The transit agency received 954 entries, with Will Smith racking up 145 to earn the No. 1 spot ahead of comedians Big Jay Oakerson and Kevin Hart. Other popular responses included actress and Upper Darby native Tina Fey, Eagles announcer Merrill Reese and player Jason Kelce, 6ABC's Jim Gardner, NPR's Terry Gross and Questlove.
"I think we'll reach out to quite a few," said Liz Bradford, SEPTA's director of marketing.
SEPTA intends to start contacting the celebs this month to see who, if anyone, would be interested in voicing some type of announcement for the system.
It's not a far-fetched idea — you may have recognized the voices of former Eagles player Connor Barwin or the Phillies' Rhys Hoskins' while getting around on SEPTA in the past. The two recorded short messages that tackled recycling and safety.
SEPTA won't be dipping into its budget to make more celebrity announcements possible — they would need to be "100 percent" volunteer-based, Bradford said.

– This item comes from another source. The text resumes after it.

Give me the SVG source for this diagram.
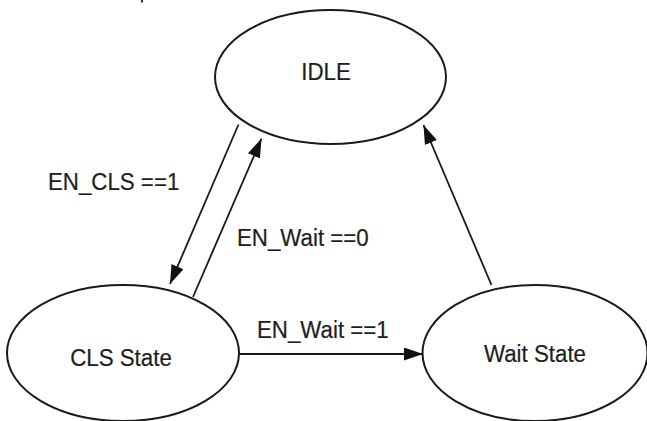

Not all recordings are made the same, and they can be changed when a new stop or schedule comes along. On the Market-Frankford Line, SEPTA has a contract for announcements with Philadelphia-based Baker Sound Studios, while the Silverliner V Regional Rail trains feature a synthesized voice via text-to-speech technology, said Heather Redfern, a SEPTA spokesperson. Announcements made aboard other Regional Rail trains are by SEPTA employees themselves. P.A. announcements at Regional Rail stations are also made by SEPTA staffers.
"It's important that the voice doesn't take away from the essence of this job, which is to relay information and help the public get where they are going safely," announcer Alvin Elliott told columnist Helen Ubiñas in 2013. "If I don't do that, then it doesn't matter how nice my voice sounds. I'm just a talking head with no substance."
Riders certainly take note of any adjustments. In 2011, some were a bit rattled when announcement changes along the Broad Street Line altered an "oddly accented" pronunciation of "doors closing," City Paper reported.
SEPTA says it's hoping for a more of a recognizable voice moving forward.